→ **INPUT DATA**
++++
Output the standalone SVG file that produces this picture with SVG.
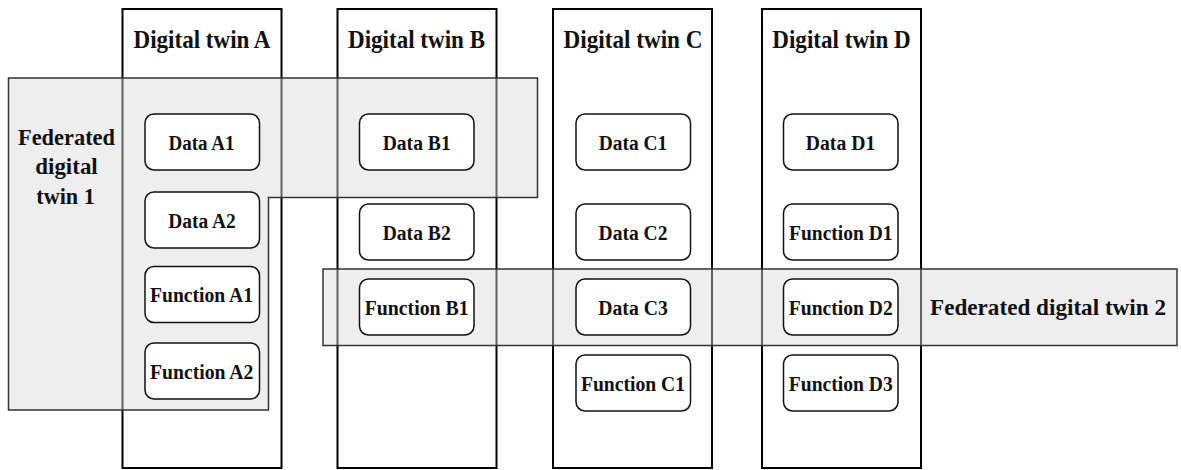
<svg xmlns="http://www.w3.org/2000/svg" width="1181" height="470" viewBox="0 0 1181 470">
<style>
text{font-family:"Liberation Serif","Times New Roman",serif;font-weight:bold;fill:#111;text-anchor:middle}
.col{fill:#fff;stroke:#000;stroke-width:2}
.fed{fill:rgb(218,218,218);fill-opacity:0.45;stroke:#333;stroke-width:1.5}
.node{fill:#fff;stroke:#111;stroke-width:1.5}
.h{font-size:25px}
.n{font-size:20.5px}
.fl{font-size:23px}
</style>
<rect width="1181" height="470" fill="#fff"/>
<g id="twin-A"><rect class="col" x="122.5" y="9" width="159" height="459"/><text class="h" x="202" y="47.5" textLength="137" lengthAdjust="spacingAndGlyphs">Digital twin A</text></g>
<g id="twin-B"><rect class="col" x="337.5" y="9" width="159" height="459"/><text class="h" x="416.5" y="47.5" textLength="137" lengthAdjust="spacingAndGlyphs">Digital twin B</text></g>
<g id="twin-C"><rect class="col" x="553" y="9" width="159" height="459"/><text class="h" x="633" y="47.5" textLength="139" lengthAdjust="spacingAndGlyphs">Digital twin C</text></g>
<g id="twin-D"><rect class="col" x="762" y="9" width="159" height="459"/><text class="h" x="841.5" y="47.5" textLength="138.5" lengthAdjust="spacingAndGlyphs">Digital twin D</text></g>
<g id="fed-1"><path class="fed" d="M8.5,78 H537.5 V197.5 H268.5 V410 H8.5 Z"/></g>
<g id="fed-2"><rect class="fed" x="323" y="269" width="854" height="76.5"/></g>
<g id="connectors"></g>
<g id="data-A1"><rect class="node" x="145" y="114" width="114.5" height="56" rx="9"/><text class="n" x="201.5" y="149.5" textLength="66" lengthAdjust="spacingAndGlyphs">Data A1</text></g>
<g id="data-A2"><rect class="node" x="145" y="192" width="114.5" height="56" rx="9"/><text class="n" x="202" y="227.5" textLength="67.5" lengthAdjust="spacingAndGlyphs">Data A2</text></g>
<g id="function-A1"><rect class="node" x="145" y="266.5" width="114.5" height="56" rx="9"/><text class="n" x="201.5" y="302" textLength="103" lengthAdjust="spacingAndGlyphs">Function A1</text></g>
<g id="function-A2"><rect class="node" x="145" y="343" width="114.5" height="56" rx="9"/><text class="n" x="201.7" y="378.5" textLength="103.5" lengthAdjust="spacingAndGlyphs">Function A2</text></g>
<g id="data-B1"><rect class="node" x="359.5" y="114" width="114.5" height="56" rx="9"/><text class="n" x="416.7" y="149.5" textLength="68" lengthAdjust="spacingAndGlyphs">Data B1</text></g>
<g id="data-B2"><rect class="node" x="359.5" y="204" width="114.5" height="56" rx="9"/><text class="n" x="416.7" y="239.5" textLength="68" lengthAdjust="spacingAndGlyphs">Data B2</text></g>
<g id="function-B1"><rect class="node" x="359.5" y="279" width="114.5" height="56" rx="9"/><text class="n" x="416.7" y="314.5" textLength="104" lengthAdjust="spacingAndGlyphs">Function B1</text></g>
<g id="data-C1"><rect class="node" x="576" y="114" width="114.5" height="56" rx="9"/><text class="n" x="633" y="149.5" textLength="68.5" lengthAdjust="spacingAndGlyphs">Data C1</text></g>
<g id="data-C2"><rect class="node" x="576" y="204" width="114.5" height="56" rx="9"/><text class="n" x="633" y="239.5" textLength="69" lengthAdjust="spacingAndGlyphs">Data C2</text></g>
<g id="data-C3"><rect class="node" x="576" y="279" width="114.5" height="56" rx="9"/><text class="n" x="633" y="314.5" textLength="69.5" lengthAdjust="spacingAndGlyphs">Data C3</text></g>
<g id="function-C1"><rect class="node" x="576" y="355" width="114.5" height="56" rx="9"/><text class="n" x="633" y="390.5" textLength="104" lengthAdjust="spacingAndGlyphs">Function C1</text></g>
<g id="data-D1"><rect class="node" x="783.5" y="114" width="114.5" height="56" rx="9"/><text class="n" x="840.5" y="149.5" textLength="69.5" lengthAdjust="spacingAndGlyphs">Data D1</text></g>
<g id="function-D1"><rect class="node" x="783.5" y="204" width="114.5" height="56" rx="9"/><text class="n" x="840.8" y="239.5" textLength="103.5" lengthAdjust="spacingAndGlyphs">Function D1</text></g>
<g id="function-D2"><rect class="node" x="783.5" y="279" width="114.5" height="56" rx="9"/><text class="n" x="840.8" y="314.5" textLength="104" lengthAdjust="spacingAndGlyphs">Function D2</text></g>
<g id="function-D3"><rect class="node" x="783.5" y="355" width="114.5" height="56" rx="9"/><text class="n" x="840.8" y="390.5" textLength="104" lengthAdjust="spacingAndGlyphs">Function D3</text></g>
<g id="fed-1-label"><text class="fl" x="66.5" y="144.5" textLength="97" lengthAdjust="spacingAndGlyphs">Federated</text><text class="fl" x="66.5" y="174" textLength="62.5" lengthAdjust="spacingAndGlyphs">digital</text><text class="fl" x="65.5" y="203.5" textLength="58.5" lengthAdjust="spacingAndGlyphs">twin 1</text></g>
<g id="fed-2-label"><text class="fl" x="1048" y="315" textLength="236" lengthAdjust="spacingAndGlyphs">Federated digital twin 2</text></g>
</svg>
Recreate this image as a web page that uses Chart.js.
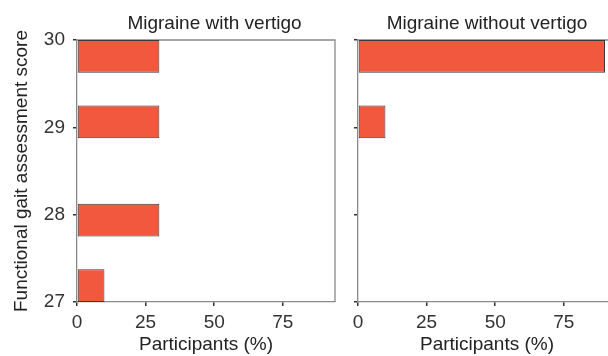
<!DOCTYPE html>
<html>
<head>
<meta charset="utf-8">
<script src="https://cdn.jsdelivr.net/npm/chart.js@4.4.0/dist/chart.umd.min.js"></script>
<style>
  html, body { margin: 0; padding: 0; background: #fff; }
  #wrap { position: relative; width: 608px; height: 356px; overflow: hidden; }
  #wrap canvas { position: absolute; top: 0; }
  #leftCanvas { left: 0; }
  #rightCanvas { left: 345px; }
</style>
</head>
<body>
<div id="wrap">
  <canvas id="leftCanvas" width="345" height="356"></canvas>
  <canvas id="rightCanvas" width="280" height="356"></canvas>
</div>
<script>
// --- DATA ---
const scoreTicks = [27, 28, 29, 30];
const binStarts = [27, 27.75, 28.875, 29.625];   // lower edge of each histogram bin
const binWidth = 0.375;
const withVertigo = [10, 30, 30, 30];            // participants (%) per bin
const withoutVertigo = [0, 0, 10, 90];
const percentTicks = [0, 25, 50, 75];
const panelTitles = ['Migraine with vertigo', 'Migraine without vertigo'];
const yTitle = 'Functional gait assessment score';
const xTitle = 'Participants (%)';

const FONT = 'Liberation Sans, Arial, Helvetica, sans-serif';
const BAR_FILL = '#F2583E';
const FRAME = '#8a8a8a';
const TICK = '#333333';

// top + right edge of the panel box, and the strip title
const panelFrame = {
  id: 'panelFrame',
  beforeDatasetsDraw(chart, args, opts) {
    const { ctx, chartArea: a } = chart;
    ctx.save();
    ctx.strokeStyle = FRAME;
    ctx.lineWidth = 1.3;
    ctx.beginPath();
    ctx.moveTo(a.left, a.top);
    ctx.lineTo(a.right, a.top);
    ctx.lineTo(a.right, a.bottom);
    ctx.stroke();
    ctx.restore();
  },
  afterDraw(chart, args, opts) {
    const { ctx, chartArea: a } = chart;
    ctx.save();
    ctx.font = '19px ' + FONT;
    ctx.fillStyle = '#222';
    ctx.textAlign = 'center';
    ctx.textBaseline = 'alphabetic';
    ctx.fillText(opts.text, (a.left + a.right) / 2 + opts.dx, opts.baseline);
    ctx.restore();
  }
};

function makePanel(canvasId, values, title, opts) {
  const points = binStarts.map((b, i) => ({ x: values[i], y: b + binWidth / 2 }));
  return new Chart(document.getElementById(canvasId), {
    type: 'bar',
    data: {
      datasets: [{
        data: points,
        backgroundColor: BAR_FILL,
        borderColor: '#3a3a3a',
        borderWidth: 1,
        borderSkipped: false,
        categoryPercentage: 0.5,
        barPercentage: 1.0
      }]
    },
    options: {
      indexAxis: 'y',
      responsive: false,
      animation: false,
      layout: { padding: { top: 40, right: opts.padRight, left: 0, bottom: 0 } },
      plugins: {
        legend: { display: false },
        tooltip: { enabled: false },
        panelFrame: { text: title, dx: opts.titleDx, baseline: 29 }
      },
      scales: {
        x: {
          type: 'linear',
          min: 0,
          max: 94,
          afterBuildTicks: s => { s.ticks = percentTicks.map(v => ({ value: v })); },
          afterFit: s => { s.height = 54; },
          ticks: { color: TICK, font: { family: FONT, size: 19 }, padding: 5 },
          grid: { drawOnChartArea: false, drawTicks: true, tickLength: 4, color: TICK, lineWidth: 1.5 },
          border: { color: FRAME, width: 1.3 },
          title: { display: true, text: xTitle, color: '#222', font: { family: FONT, size: 19 }, padding: { top: 0, bottom: 0 } }
        },
        y: {
          type: 'linear',
          min: 27,
          max: 30,
          offset: false,
          afterBuildTicks: s => { s.ticks = scoreTicks.map(v => ({ value: v })); },
          afterFit: s => { s.width = opts.yWidth; },
          ticks: { display: opts.showY, color: TICK, font: { family: FONT, size: 19 }, padding: 8 },
          grid: { offset: false, drawOnChartArea: false, drawTicks: true, tickLength: 4, color: TICK, lineWidth: 1.5 },
          border: { color: FRAME, width: 1.3 },
          title: { display: opts.showY, text: yTitle, color: '#222', font: { family: FONT, size: 19 }, padding: { top: 10, bottom: 0 } }
        }
      }
    },
    plugins: [panelFrame]
  });
}

document.addEventListener('DOMContentLoaded', () => {
  makePanel('leftCanvas', withVertigo, panelTitles[0], { padRight: 10, yWidth: 77, showY: true, titleDx: 8.5 });
  makePanel('rightCanvas', withoutVertigo, panelTitles[1], { padRight: 9, yWidth: 13, showY: false, titleDx: 0 });
});
</script>
</body>
</html>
++++
→ **WHAT TO WORK ON**
Transcribe only the lines from the line holding "Recreate this image" through the line holding "const TICK = '#333333';", inclusive, without any of the pictures.

→ **EXERCISE RESULT**
Recreate this image as a web page that uses Chart.js.
<!DOCTYPE html>
<html>
<head>
<meta charset="utf-8">
<script src="https://cdn.jsdelivr.net/npm/chart.js@4.4.0/dist/chart.umd.min.js"></script>
<style>
  html, body { margin: 0; padding: 0; background: #fff; }
  #wrap { position: relative; width: 608px; height: 356px; overflow: hidden; }
  #wrap canvas { position: absolute; top: 0; }
  #leftCanvas { left: 0; }
  #rightCanvas { left: 345px; }
</style>
</head>
<body>
<div id="wrap">
  <canvas id="leftCanvas" width="345" height="356"></canvas>
  <canvas id="rightCanvas" width="280" height="356"></canvas>
</div>
<script>
// --- DATA ---
const scoreTicks = [27, 28, 29, 30];
const binStarts = [27, 27.75, 28.875, 29.625];   // lower edge of each histogram bin
const binWidth = 0.375;
const withVertigo = [10, 30, 30, 30];            // participants (%) per bin
const withoutVertigo = [0, 0, 10, 90];
const percentTicks = [0, 25, 50, 75];
const panelTitles = ['Migraine with vertigo', 'Migraine without vertigo'];
const yTitle = 'Functional gait assessment score';
const xTitle = 'Participants (%)';

const FONT = 'Liberation Sans, Arial, Helvetica, sans-serif';
const BAR_FILL = '#F2583E';
const FRAME = '#8a8a8a';
const TICK = '#333333';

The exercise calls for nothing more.